Also, FWIW, I blocked biz at 9:04 because I can't read any more, even in single sentence form, of his dumbassery.
Now he's MikeT23 has the ultimate triangle of ignorance going on: Childish insults, telling others what to think, and the classic "I'm ignoring you so I don't actually have to try to defend my position".
His ability to make me laugh transcends well beyond his reading of my posts and actually responding.
It is the individual's job to get paid as much as he feels he's worth. If business A won't pay him, go to business B. If business B won't do it, go to business C. If business C-Z won't do it, maybe the individual should re-evaluate his worth.

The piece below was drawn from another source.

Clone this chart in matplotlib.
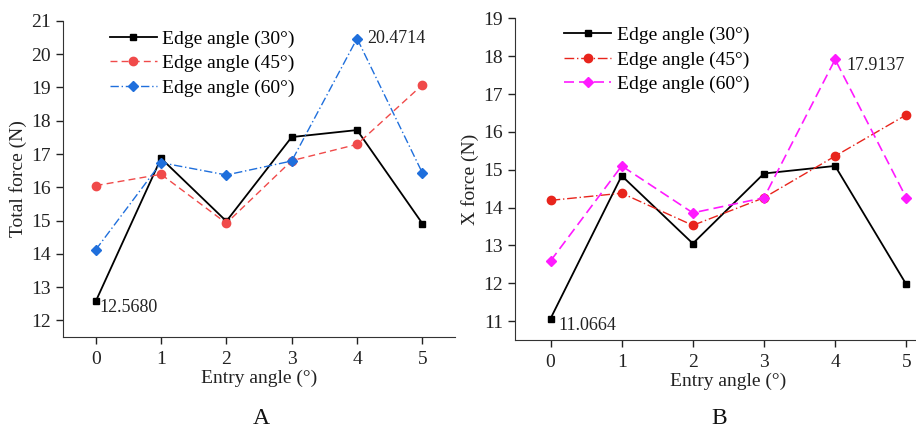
import matplotlib
matplotlib.use('Agg')
import matplotlib.pyplot as plt

# ---------------- DATA ----------------
ENTRY_ANGLE = [0, 1, 2, 3, 4, 5]
LABELS = ['Edge angle (30°)', 'Edge angle (45°)', 'Edge angle (60°)']

TOTAL_30 = [12.568, 16.87, 14.98, 17.51, 17.72, 14.91]
TOTAL_45 = [16.05, 16.39, 14.92, 16.80, 17.29, 19.08]
TOTAL_60 = [14.12, 16.74, 16.37, 16.79, 20.4714, 16.43]

XFORCE_30 = [11.0664, 14.84, 13.05, 14.90, 15.10, 11.97]
XFORCE_45 = [14.19, 14.38, 13.53, 14.26, 15.36, 16.45]
XFORCE_60 = [12.59, 15.10, 13.86, 14.26, 17.9137, 14.26]

plt.rcParams['font.family'] = ['Liberation Serif', 'DejaVu Serif']

fig = plt.figure(figsize=(9.16, 4.30), dpi=100)
axA = fig.add_axes([0.0688, 0.2163, 0.428, 0.735])
axB = fig.add_axes([0.5622, 0.2093, 0.466, 0.748])

FS = 14
ANN_FS = 13


def style_axes(ax, ylo, yhi, ylab, leg_anchor):
    ax.set_xlim(-0.5, 5.5)
    ax.set_ylim(ylo, yhi)
    ax.set_xticks(ENTRY_ANGLE)
    ax.set_yticks(range(int(ylo + 0.5), int(yhi) + 1))
    ax.spines['top'].set_visible(False)
    ax.spines['right'].set_visible(False)
    ax.spines['left'].set_color('#333333')
    ax.spines['bottom'].set_color('#333333')
    ax.tick_params(direction='out', length=5, width=1, labelsize=FS, colors='#222222')
    ax.tick_params(axis='x', pad=5)
    ax.set_xlabel('Entry angle (°)', fontsize=FS, color='#222222', labelpad=1)
    ax.set_ylabel(ylab, fontsize=FS, color='#222222', labelpad=3)
    ax.legend(loc='upper left', bbox_to_anchor=leg_anchor, frameon=False, fontsize=FS,
              handlelength=2.4, handletextpad=0.3, labelspacing=0.36)


# ---------------- PANEL A ----------------
axA.plot(ENTRY_ANGLE, TOTAL_30, color='black', ls='-', lw=1.3, marker='s', ms=5, label=LABELS[0])
axA.plot(ENTRY_ANGLE, TOTAL_45, color='#f04a4a', ls=(0, (5, 3)), lw=1.0, marker='o', ms=6, label=LABELS[1])
axA.plot(ENTRY_ANGLE, TOTAL_60, color='#1f6fdc', ls=(0, (6, 2, 1, 2)), lw=1.0, marker='D', ms=5, label=LABELS[2])
style_axes(axA, 11.5, 21, 'Total force (N)', (0.075, 1.027))
axA.annotate('12.5680', xy=(0, TOTAL_30[0]), xytext=(3, -4), textcoords='offset points',
             fontsize=ANN_FS, va='center', ha='left', color='#222222')
axA.annotate('20.4714', xy=(4, TOTAL_60[4]), xytext=(7, 0), textcoords='offset points',
             fontsize=ANN_FS, va='center', ha='left', color='#222222')
fig.text(0.285, 0.014, 'A', fontsize=17, ha='center', va='baseline', color='#111111')

# ---------------- PANEL B ----------------
axB.plot(ENTRY_ANGLE, XFORCE_30, color='black', ls='-', lw=1.3, marker='s', ms=5, label=LABELS[0])
axB.plot(ENTRY_ANGLE, XFORCE_45, color='#e8241c', ls=(0, (7, 2, 1, 2)), lw=1.0, marker='o', ms=6, label=LABELS[1])
axB.plot(ENTRY_ANGLE, XFORCE_60, color='#ff1aff', ls=(0, (6, 3)), lw=1.2, marker='D', ms=5, label=LABELS[2])
style_axes(axB, 10.5, 19, 'X force (N)', (0.075, 1.03))
axB.annotate('11.0664', xy=(0, XFORCE_30[0]), xytext=(6, -5), textcoords='offset points',
             fontsize=ANN_FS, va='center', ha='left', color='#222222')
axB.annotate('17.9137', xy=(4, XFORCE_60[4]), xytext=(8, -4), textcoords='offset points',
             fontsize=ANN_FS, va='center', ha='left', color='#222222')
fig.text(0.785, 0.014, 'B', fontsize=17, ha='center', va='baseline', color='#111111')

fig.savefig('out.png', dpi=100)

Except the market is held down artificially by the stagnant economy (and by laws and regulations, but I won't get into that now). To put it in layman's terms, while most jobs should pay more than they do, employers can get away with offering less across the board of wages and benefits because of the high number of job seekers and low number of jobs. In a better economic situation (and with better economic policies) there would be a lot more quality jobs (and jobs in general) to go around, which would force employers to pay better wages and offer better benefits if they wanted to attract better (more educated, more experienced, or whatever) employees. Otherwise, as you point out, better employees can and do look elsewhere for work. Unfortunately they are very limited in the ability to do that by conditions I've already described, so it's not a realistic situation right now for the most part.
As a business owner, it's no my job to make sure you can afford car insurance. That's your responsibility.

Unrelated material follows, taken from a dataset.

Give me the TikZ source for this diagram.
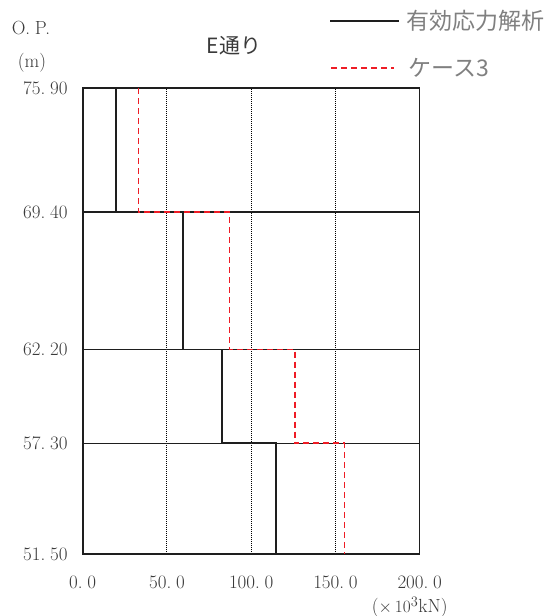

Another self serving statement, but not a surprise considering the source.
Sure, people are responsible for their earning to an extent, but businesses need to be held more accountable for how they treat employees, who are a valuable resource. Sometimes paying a little more for something increases the quality by a margin much greater than the cost, and the same is true of human resources - sometimes paying a bit more in salary or benefits gets better employees and makes existing employees work harder and better and provides for better morale. It's not as black and white as you seem to think.
Employers will pay the rate that the market demands. They are under no legal or moral obligation to pay more than that.
Unfortunately for many people, this is absolutely true.
You are paid based upon what the market says your PERCEIVED combination of job skills is worth for the particular job or career you are in. The more valuable and rare your skills are perceived to be (and may or may not actually be), the more you are paid, and vice versa. To give an extreme example of how this works, no one is arguably a better NBA player than LeBron James. Since he is the only one who possesses his skills (or if you say others are as good, since he is one of a rare few who possess those skills) he makes a lot of money since those skills are in demand (by NBA teams). Conversely, someone who "flips burgers" at McDonald's is performing a skill which employers probably believe (and perhaps rightly so) could be performed by any number of people who are also willing to do the job (because of a variety of reasons) so they get paid minimum wage (or close to it) in most cases.
one can infer from his posts that he seems to feel that there is a fundamental sense of morality that is somehow being violated in a capitalist economic system.
It's not a matter of morals so much as a matter of logic.
When the vast majority of people are held down by an economic structure (capitalism) so that a small minority may benefit, there may well be moral implications, but sheer logic dictates the majority should not be happy with that situation and should probably rise up and demand it be changed.
This is why the group in power (the wealthy) perpetuate the half-truth of "if you just work harder, you can rise up and be rich like me" to keep the masses in check with the largely false hope they too can become one of the elite who have lots of money and take advantage of everyone else.
They also use their wealth to create a system of power that makes it all but certain the masses cannot rise up and demand change by doing everything from making sure like-minded people get elected to make decision in their favor to promoting propaganda to the masses to make them second guess an overturn of the system that holds them down.
Most people are not going to agree with his condemnation of capitalism as being fundamentally immoral unless their names are Marx or Lenin.
Actually there are a great deal of people who share many of my beliefs. Some of them don't express these beliefs for fear of reprisal by those in favor of the current system. Some do. They include educated people such as myself as well as a large group of people who simply understand the current system doesn't benefit them. You can easily see the level of understanding of this by the relatively recent protests who declared "we are the 99%" and other such mantras which show they recognize the truth that capitalism is set up to benefit a small minority at the expense of the vast majority.